Sandeman - Old Tawny Porto 50 Years NV
Sandeman Description
This wine was produced under the watchful eye of a team led by Luis Sottomayor, who is renowned for his ageing and blending of Port wines. The pinnacle, in terms of excellence, of Sandeman's range of Aged Tawnies, this blended wine consists of wines with an average age of 50-year-old. It forms part of a range of remarkable consistency that has won international acclaim.
Tasting Notes
LAST TASTED
A golden colour with greenish tints. An aroma of good aromatic intensity and excellent complexity with balsamic notes of cedar and tobacco box, hints of wax and ginger, and spices such as pepper. It has further notes of caramelised fruit and jammy apricots. On the palate, it has good volume and a vibrant acidity with prominent notes of spices and crystallised fruit that invite an extraordinarily long and elegant finish.
James Suckling: 97 Points
Aromas of salted nuts, toffee, brittle, and hints of tar. Honey. Candied almonds. Medium body. Very sweet. Crunchy and fresh. A blend of ports aged in wood from 40 years to 80 years. This is a new category for tawny port. Drink now.
Wine Enthusiast: 96 Points
Taking advantage of the newly created 50-year-old tawny category, this famous producer has launched a dense, intense Port. The wine's concentration is immense, wood and old gold flavors almost incidental in an age defying wine. Drink this fine wine now. Editors’ Choice.
Wine Spectator: 96 Points
A bird of a different feather, this tawny Port features a high-pitched jasmine note along with a range of singed white peach, bitter almond, hazelnut husk, dried clementine and green fig flavors that glide through effortlessly, all carried by superfine acidity through a remarkably long and persistent finish that tilts to the dry side. Shows delicate sweetness, which lets the panoply of flavors play out unencumbered. Beautiful. Drink now. 230 cases made, 111 cases imported.
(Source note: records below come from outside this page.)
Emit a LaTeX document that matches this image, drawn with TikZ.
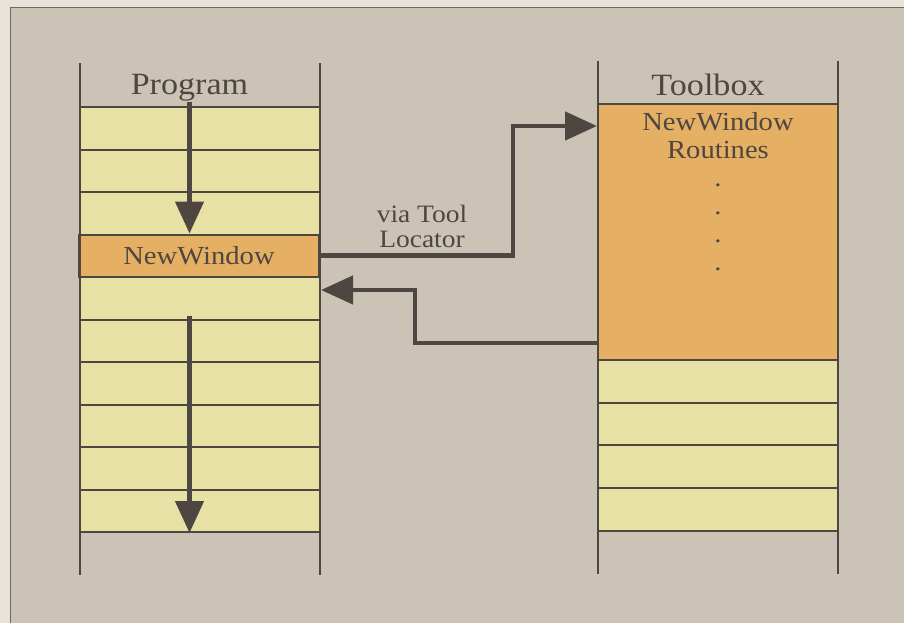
\documentclass[tikz,border=0pt]{standalone}
\usepackage{fontspec}
\setmainfont[FakeStretch=1.1]{Liberation Serif}
\usetikzlibrary{arrows.meta}

\definecolor{paper}{HTML}{E7E3D8}
\definecolor{panel}{HTML}{CBC4B6}
\definecolor{frame}{HTML}{6E6862}
\definecolor{ink}{HTML}{4E4640}
\definecolor{pale}{HTML}{E7E1A6}
\definecolor{hot}{HTML}{E6B064}

\tikzstyle{cell} = [draw=ink, line width=2pt, fill=pale, minimum width=240pt, minimum height=42.5pt, inner sep=0pt]
\tikzstyle{wall} = [draw=ink, line width=2.4pt]
\tikzstyle{flow} = [draw=ink, line width=4.6pt, -{Triangle[length=32pt,width=28pt]}]

\begin{document}
\begin{tikzpicture}[x=1pt, y=-1pt, every node/.style={inner sep=0pt, text=ink}]
        \useasboundingbox (0,0) rectangle (904,623);
        \fill[paper] (0,0) rectangle (904,623);
        \filldraw[fill=panel, draw=frame, line width=1pt] (10,8) rectangle (930,650);

        % Program stack
        \foreach \i in {1,2,3,5,6,7,8,9,10}
          \node[cell] (p\i) at (200,{85.75+42.5*\i}) {};
        \node[cell, fill=hot, font=\fontsize{26}{28}\selectfont] (p4) at (199,255.75) {NewWindow};
        \draw[wall] (80,63) -- (80,575);
        \draw[wall] (320,63) -- (320,575);
        \node[anchor=base, font=\fontsize{31}{33}\selectfont] (prog) at (189.5,95) {Program};

        % Toolbox stack
        \node[cell, fill=hot, minimum height=256pt] (tbx) at (718,232) {};
        \foreach \i in {1,...,4}
          \node[cell, minimum height=42.75pt] (t\i) at (718,{338.6+42.75*\i}) {};
        \draw[wall] (598,61) -- (598,574);
        \draw[wall] (838,61) -- (838,574);
        \node[anchor=base, font=\fontsize{31}{33}\selectfont] (tool) at (708,96) {Toolbox};
        \node[anchor=base, font=\fontsize{26}{28}\selectfont] (name) at (718,130) {NewWindow};
        \node[anchor=base, font=\fontsize{26}{28}\selectfont] (rout) at (718,158) {Routines};
        \foreach \i in {1,...,4}
          \node[anchor=base, font=\fontsize{26}{28}\selectfont] (dot\i) at (718,{158+28*\i}) {.};

        % Calls - dark
        \coordinate (up) at (513,126);
        \coordinate (back) at (415,290);
        \coordinate (ret) at (415,343);
        \node[align=center, font=\fontsize{25}{25}\selectfont] (via) at (422,226) {via Tool\\Locator};
        \draw[flow] (prog.south) -- (prog.south |- p4.north);
        \draw[flow] ([yshift=3pt]prog.south |- p6.north) -- (prog.south |- p10.south);
        \draw[flow] (p4.east) -| (up) -- (tbx.west |- up);
        \draw[flow] (tbx.west |- ret) -| (back) -- (p5.east |- back);
\end{tikzpicture}
\end{document}
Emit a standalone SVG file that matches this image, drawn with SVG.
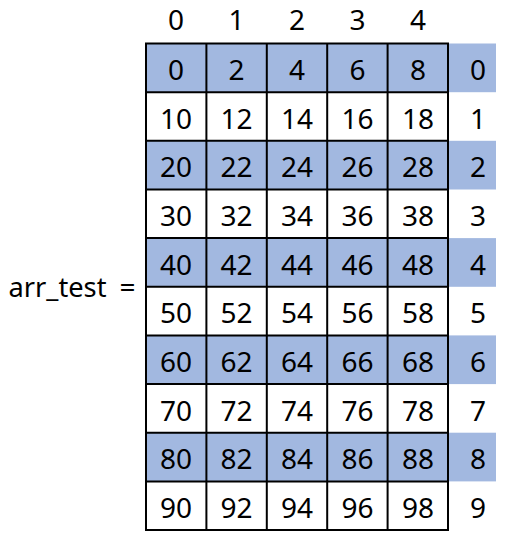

Decanter Magazine: 95 Points
Wine Advocate
The NV 50 Years Old Tawny Porto is a typical Douro field blend bottled in April 2022 with a Vinolok stopper and 124.8 grams per liter of residual sugar. Is this a step up qualitatively over the lovely 40 Year? I'd say the 40 is better, but that's a hard question to answer because this seems so differently styled. Most of the age-indicated Tawnies from Sandeman have some stylistic similarity. This does too, but if you were going to pick one in the group as an outlier, this is it. It seems drier and sterner. The most notable difference is in some power, the way this attacks on the finish in a fairly stern fashion and seems to brood. It dries as it lingers and leans a little more to the brandy side of the ledger (without becoming hot). It maintains the otherwise elegant style and relatively lively demeanor, relative to age, of its siblings. It is by far the darkest and most nuanced of the Tawnies, and it is very concentrated. Complexity is often the biggest selling point for me, but I'd still pick the lusher but still intense 40 Year as my favorite of the group. That certainly has plenty of complexity on its own, but this wins on power. Pick 'em. While mine is the 40, this 50 might do even better if you like to pair them with cheeses and the like.